[Rows from a dataset of charts and code]
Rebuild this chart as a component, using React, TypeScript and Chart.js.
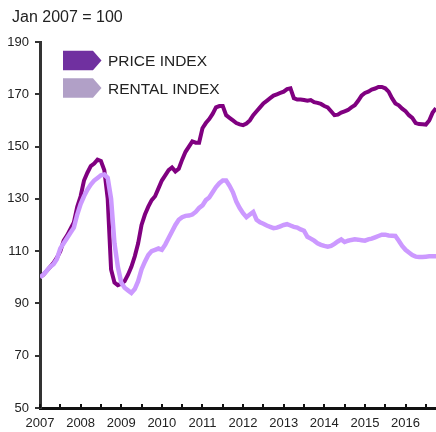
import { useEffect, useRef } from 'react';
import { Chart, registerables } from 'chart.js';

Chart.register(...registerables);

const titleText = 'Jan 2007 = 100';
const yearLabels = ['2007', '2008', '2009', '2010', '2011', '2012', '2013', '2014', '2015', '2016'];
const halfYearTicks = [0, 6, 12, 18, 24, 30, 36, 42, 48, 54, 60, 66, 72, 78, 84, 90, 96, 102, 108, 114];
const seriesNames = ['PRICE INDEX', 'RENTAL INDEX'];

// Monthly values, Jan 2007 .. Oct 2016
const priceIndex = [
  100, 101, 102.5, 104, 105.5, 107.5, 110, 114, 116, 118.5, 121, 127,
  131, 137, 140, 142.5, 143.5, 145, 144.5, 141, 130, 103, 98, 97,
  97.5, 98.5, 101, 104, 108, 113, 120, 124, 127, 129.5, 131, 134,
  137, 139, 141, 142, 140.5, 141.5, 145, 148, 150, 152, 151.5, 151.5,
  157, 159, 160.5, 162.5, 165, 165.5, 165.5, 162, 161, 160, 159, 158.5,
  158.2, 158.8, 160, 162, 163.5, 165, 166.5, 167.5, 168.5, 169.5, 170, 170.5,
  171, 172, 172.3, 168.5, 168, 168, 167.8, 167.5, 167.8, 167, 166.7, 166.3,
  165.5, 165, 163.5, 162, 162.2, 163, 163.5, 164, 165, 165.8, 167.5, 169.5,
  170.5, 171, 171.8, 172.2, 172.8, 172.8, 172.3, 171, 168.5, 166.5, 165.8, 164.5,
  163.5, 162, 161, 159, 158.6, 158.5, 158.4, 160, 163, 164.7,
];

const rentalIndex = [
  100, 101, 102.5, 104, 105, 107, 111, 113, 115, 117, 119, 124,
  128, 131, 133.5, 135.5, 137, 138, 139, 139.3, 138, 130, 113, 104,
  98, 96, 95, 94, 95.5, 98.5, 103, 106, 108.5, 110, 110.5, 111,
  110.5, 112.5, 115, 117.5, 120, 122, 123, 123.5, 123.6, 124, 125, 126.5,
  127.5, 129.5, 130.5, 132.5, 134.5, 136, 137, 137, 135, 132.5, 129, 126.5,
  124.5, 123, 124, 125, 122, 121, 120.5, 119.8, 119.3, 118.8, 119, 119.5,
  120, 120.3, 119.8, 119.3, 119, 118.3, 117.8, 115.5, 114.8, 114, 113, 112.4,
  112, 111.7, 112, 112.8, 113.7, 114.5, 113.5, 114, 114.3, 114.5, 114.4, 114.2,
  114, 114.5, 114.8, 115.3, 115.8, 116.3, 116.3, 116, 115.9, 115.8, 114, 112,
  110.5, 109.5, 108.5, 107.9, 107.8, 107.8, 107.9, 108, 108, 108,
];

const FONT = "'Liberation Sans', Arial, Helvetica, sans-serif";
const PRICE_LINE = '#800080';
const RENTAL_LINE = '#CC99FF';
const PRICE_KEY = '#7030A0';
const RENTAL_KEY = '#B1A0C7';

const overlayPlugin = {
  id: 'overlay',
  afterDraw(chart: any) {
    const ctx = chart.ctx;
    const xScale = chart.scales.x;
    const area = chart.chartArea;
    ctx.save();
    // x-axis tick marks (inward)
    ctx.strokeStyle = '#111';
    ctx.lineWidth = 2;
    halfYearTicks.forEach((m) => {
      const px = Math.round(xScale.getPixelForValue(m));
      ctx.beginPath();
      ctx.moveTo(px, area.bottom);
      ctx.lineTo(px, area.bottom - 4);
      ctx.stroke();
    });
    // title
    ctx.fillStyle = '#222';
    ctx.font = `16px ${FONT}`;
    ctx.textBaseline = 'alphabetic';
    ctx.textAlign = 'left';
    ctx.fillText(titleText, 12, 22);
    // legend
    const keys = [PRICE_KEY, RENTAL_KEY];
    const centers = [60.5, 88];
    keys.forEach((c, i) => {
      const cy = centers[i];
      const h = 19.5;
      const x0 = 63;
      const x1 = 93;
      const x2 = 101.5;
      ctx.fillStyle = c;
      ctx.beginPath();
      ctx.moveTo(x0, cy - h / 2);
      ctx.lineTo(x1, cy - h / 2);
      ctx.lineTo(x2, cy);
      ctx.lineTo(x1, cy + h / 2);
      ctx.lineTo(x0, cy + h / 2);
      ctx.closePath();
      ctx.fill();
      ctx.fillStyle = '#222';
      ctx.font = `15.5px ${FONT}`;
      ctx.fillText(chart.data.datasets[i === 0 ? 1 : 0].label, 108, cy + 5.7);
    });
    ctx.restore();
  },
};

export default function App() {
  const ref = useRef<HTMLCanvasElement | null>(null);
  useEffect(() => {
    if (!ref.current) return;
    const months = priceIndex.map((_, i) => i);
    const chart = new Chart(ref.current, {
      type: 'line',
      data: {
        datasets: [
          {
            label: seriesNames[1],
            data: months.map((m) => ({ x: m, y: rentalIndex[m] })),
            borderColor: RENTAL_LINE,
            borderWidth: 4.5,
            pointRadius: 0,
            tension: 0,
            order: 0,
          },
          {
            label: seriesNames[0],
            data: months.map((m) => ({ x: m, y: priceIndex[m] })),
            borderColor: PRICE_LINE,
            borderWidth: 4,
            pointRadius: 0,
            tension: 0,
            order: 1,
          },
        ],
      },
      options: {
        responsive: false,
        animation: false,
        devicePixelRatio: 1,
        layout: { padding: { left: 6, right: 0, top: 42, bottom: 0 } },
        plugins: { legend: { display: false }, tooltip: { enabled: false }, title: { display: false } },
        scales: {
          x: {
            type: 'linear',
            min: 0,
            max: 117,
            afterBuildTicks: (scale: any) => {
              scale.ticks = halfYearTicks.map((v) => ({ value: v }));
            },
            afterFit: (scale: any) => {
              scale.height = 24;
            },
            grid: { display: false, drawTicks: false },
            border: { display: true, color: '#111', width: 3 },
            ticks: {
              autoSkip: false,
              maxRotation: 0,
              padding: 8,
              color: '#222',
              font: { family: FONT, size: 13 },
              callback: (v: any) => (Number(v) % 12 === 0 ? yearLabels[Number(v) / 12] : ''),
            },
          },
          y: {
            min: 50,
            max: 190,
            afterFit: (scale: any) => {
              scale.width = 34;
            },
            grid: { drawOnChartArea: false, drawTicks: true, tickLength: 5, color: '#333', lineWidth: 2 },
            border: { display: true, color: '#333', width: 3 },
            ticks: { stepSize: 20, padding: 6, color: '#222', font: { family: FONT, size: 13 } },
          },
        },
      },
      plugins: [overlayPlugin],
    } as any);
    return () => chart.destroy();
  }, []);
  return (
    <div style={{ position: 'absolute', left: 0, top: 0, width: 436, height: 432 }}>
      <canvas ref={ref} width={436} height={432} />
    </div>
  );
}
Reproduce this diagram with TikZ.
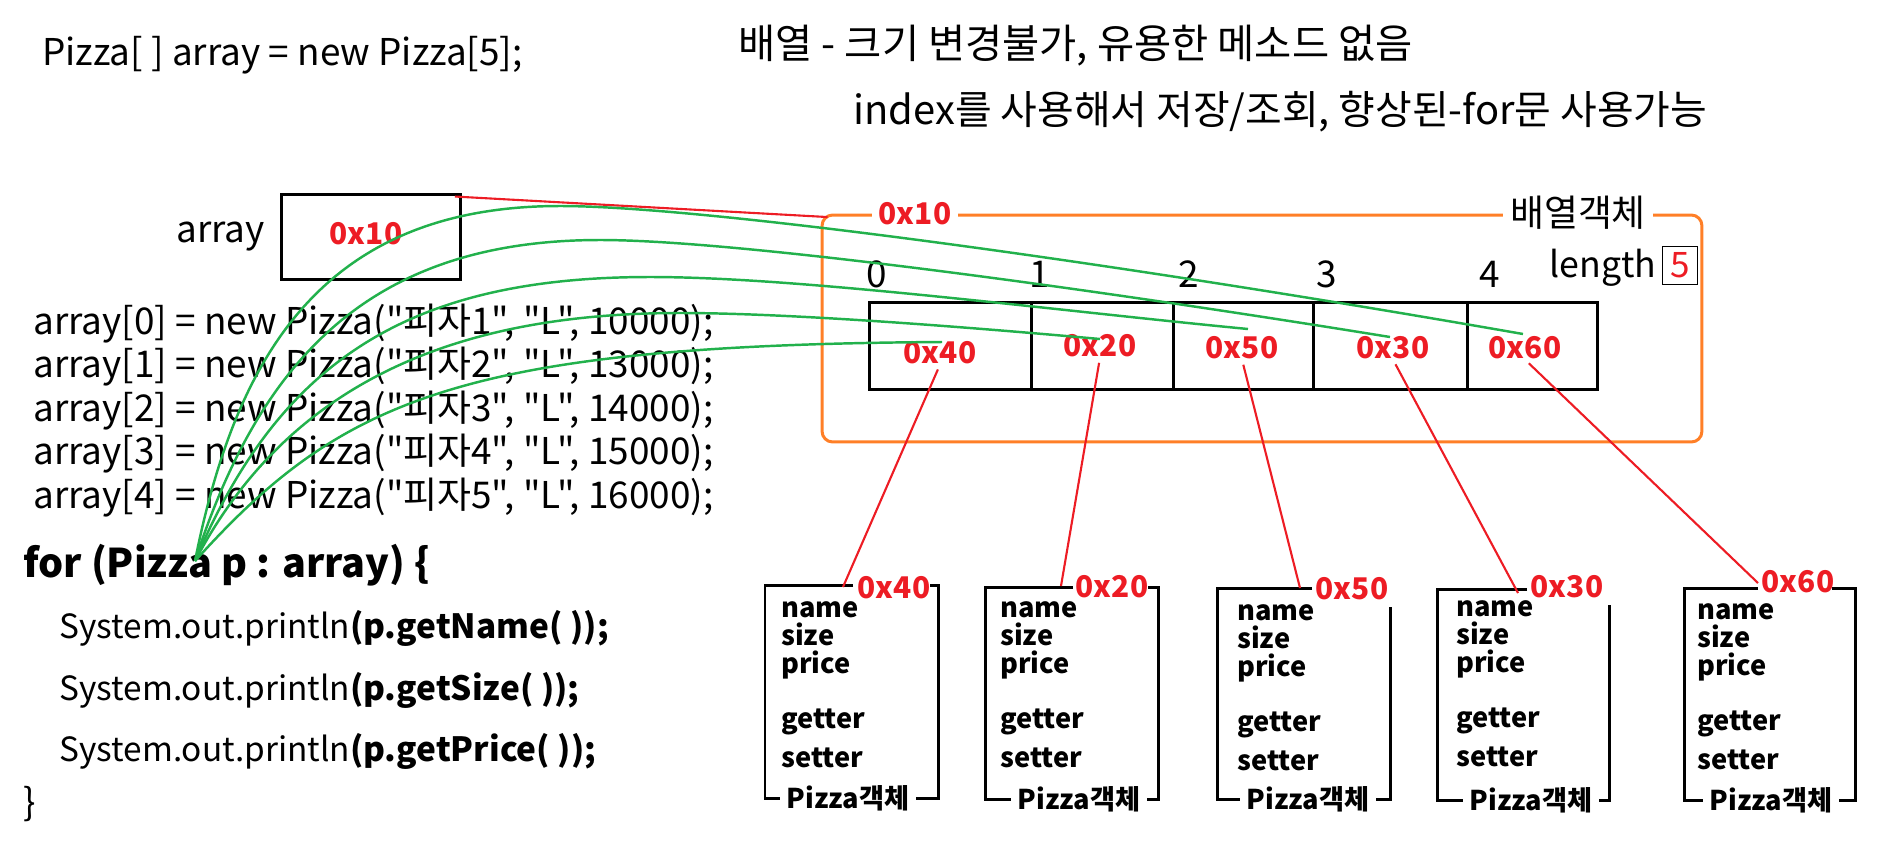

> _What needs to be done_
Restate each of the entries above word for word and skip every image.

> _Task response_
Rebuild this chart as a component, using React, TypeScript and Chart.js.
import { useEffect, useRef } from 'react';
import { Chart, registerables } from 'chart.js';

Chart.register(...registerables);

const titleText = 'Jan 2007 = 100';
const yearLabels = ['2007', '2008', '2009', '2010', '2011', '2012', '2013', '2014', '2015', '2016'];
const halfYearTicks = [0, 6, 12, 18, 24, 30, 36, 42, 48, 54, 60, 66, 72, 78, 84, 90, 96, 102, 108, 114];
const seriesNames = ['PRICE INDEX', 'RENTAL INDEX'];

// Monthly values, Jan 2007 .. Oct 2016
const priceIndex = [
  100, 101, 102.5, 104, 105.5, 107.5, 110, 114, 116, 118.5, 121, 127,
  131, 137, 140, 142.5, 143.5, 145, 144.5, 141, 130, 103, 98, 97,
  97.5, 98.5, 101, 104, 108, 113, 120, 124, 127, 129.5, 131, 134,
  137, 139, 141, 142, 140.5, 141.5, 145, 148, 150, 152, 151.5, 151.5,
  157, 159, 160.5, 162.5, 165, 165.5, 165.5, 162, 161, 160, 159, 158.5,
  158.2, 158.8, 160, 162, 163.5, 165, 166.5, 167.5, 168.5, 169.5, 170, 170.5,
  171, 172, 172.3, 168.5, 168, 168, 167.8, 167.5, 167.8, 167, 166.7, 166.3,
  165.5, 165, 163.5, 162, 162.2, 163, 163.5, 164, 165, 165.8, 167.5, 169.5,
  170.5, 171, 171.8, 172.2, 172.8, 172.8, 172.3, 171, 168.5, 166.5, 165.8, 164.5,
  163.5, 162, 161, 159, 158.6, 158.5, 158.4, 160, 163, 164.7,
];

const rentalIndex = [
  100, 101, 102.5, 104, 105, 107, 111, 113, 115, 117, 119, 124,
  128, 131, 133.5, 135.5, 137, 138, 139, 139.3, 138, 130, 113, 104,
  98, 96, 95, 94, 95.5, 98.5, 103, 106, 108.5, 110, 110.5, 111,
  110.5, 112.5, 115, 117.5, 120, 122, 123, 123.5, 123.6, 124, 125, 126.5,
  127.5, 129.5, 130.5, 132.5, 134.5, 136, 137, 137, 135, 132.5, 129, 126.5,
  124.5, 123, 124, 125, 122, 121, 120.5, 119.8, 119.3, 118.8, 119, 119.5,
  120, 120.3, 119.8, 119.3, 119, 118.3, 117.8, 115.5, 114.8, 114, 113, 112.4,
  112, 111.7, 112, 112.8, 113.7, 114.5, 113.5, 114, 114.3, 114.5, 114.4, 114.2,
  114, 114.5, 114.8, 115.3, 115.8, 116.3, 116.3, 116, 115.9, 115.8, 114, 112,
  110.5, 109.5, 108.5, 107.9, 107.8, 107.8, 107.9, 108, 108, 108,
];

const FONT = "'Liberation Sans', Arial, Helvetica, sans-serif";
const PRICE_LINE = '#800080';
const RENTAL_LINE = '#CC99FF';
const PRICE_KEY = '#7030A0';
const RENTAL_KEY = '#B1A0C7';

const overlayPlugin = {
  id: 'overlay',
  afterDraw(chart: any) {
    const ctx = chart.ctx;
    const xScale = chart.scales.x;
    const area = chart.chartArea;
    ctx.save();
    // x-axis tick marks (inward)
    ctx.strokeStyle = '#111';
    ctx.lineWidth = 2;
    halfYearTicks.forEach((m) => {
      const px = Math.round(xScale.getPixelForValue(m));
      ctx.beginPath();
      ctx.moveTo(px, area.bottom);
      ctx.lineTo(px, area.bottom - 4);
      ctx.stroke();
    });
    // title
    ctx.fillStyle = '#222';
    ctx.font = `16px ${FONT}`;
    ctx.textBaseline = 'alphabetic';
    ctx.textAlign = 'left';
    ctx.fillText(titleText, 12, 22);
    // legend
    const keys = [PRICE_KEY, RENTAL_KEY];
    const centers = [60.5, 88];
    keys.forEach((c, i) => {
      const cy = centers[i];
      const h = 19.5;
      const x0 = 63;
      const x1 = 93;
      const x2 = 101.5;
      ctx.fillStyle = c;
      ctx.beginPath();
      ctx.moveTo(x0, cy - h / 2);
      ctx.lineTo(x1, cy - h / 2);
      ctx.lineTo(x2, cy);
      ctx.lineTo(x1, cy + h / 2);
      ctx.lineTo(x0, cy + h / 2);
      ctx.closePath();
      ctx.fill();
      ctx.fillStyle = '#222';
      ctx.font = `15.5px ${FONT}`;
      ctx.fillText(chart.data.datasets[i === 0 ? 1 : 0].label, 108, cy + 5.7);
    });
    ctx.restore();
  },
};

export default function App() {
  const ref = useRef<HTMLCanvasElement | null>(null);
  useEffect(() => {
    if (!ref.current) return;
    const months = priceIndex.map((_, i) => i);
    const chart = new Chart(ref.current, {
      type: 'line',
      data: {
        datasets: [
          {
            label: seriesNames[1],
            data: months.map((m) => ({ x: m, y: rentalIndex[m] })),
            borderColor: RENTAL_LINE,
            borderWidth: 4.5,
            pointRadius: 0,
            tension: 0,
            order: 0,
          },
          {
            label: seriesNames[0],
            data: months.map((m) => ({ x: m, y: priceIndex[m] })),
            borderColor: PRICE_LINE,
            borderWidth: 4,
            pointRadius: 0,
            tension: 0,
            order: 1,
          },
        ],
      },
      options: {
        responsive: false,
        animation: false,
        devicePixelRatio: 1,
        layout: { padding: { left: 6, right: 0, top: 42, bottom: 0 } },
        plugins: { legend: { display: false }, tooltip: { enabled: false }, title: { display: false } },
        scales: {
          x: {
            type: 'linear',
            min: 0,
            max: 117,
            afterBuildTicks: (scale: any) => {
              scale.ticks = halfYearTicks.map((v) => ({ value: v }));
            },
            afterFit: (scale: any) => {
              scale.height = 24;
            },
            grid: { display: false, drawTicks: false },
            border: { display: true, color: '#111', width: 3 },
            ticks: {
              autoSkip: false,
              maxRotation: 0,
              padding: 8,
              color: '#222',
              font: { family: FONT, size: 13 },
              callback: (v: any) => (Number(v) % 12 === 0 ? yearLabels[Number(v) / 12] : ''),
            },
          },
          y: {
            min: 50,
            max: 190,
            afterFit: (scale: any) => {
              scale.width = 34;
            },
            grid: { drawOnChartArea: false, drawTicks: true, tickLength: 5, color: '#333', lineWidth: 2 },
            border: { display: true, color: '#333', width: 3 },
            ticks: { stepSize: 20, padding: 6, color: '#222', font: { family: FONT, size: 13 } },
          },
        },
      },
      plugins: [overlayPlugin],
    } as any);
    return () => chart.destroy();
  }, []);
  return (
    <div style={{ position: 'absolute', left: 0, top: 0, width: 436, height: 432 }}>
      <canvas ref={ref} width={436} height={432} />
    </div>
  );
}
Reproduce this diagram with TikZ.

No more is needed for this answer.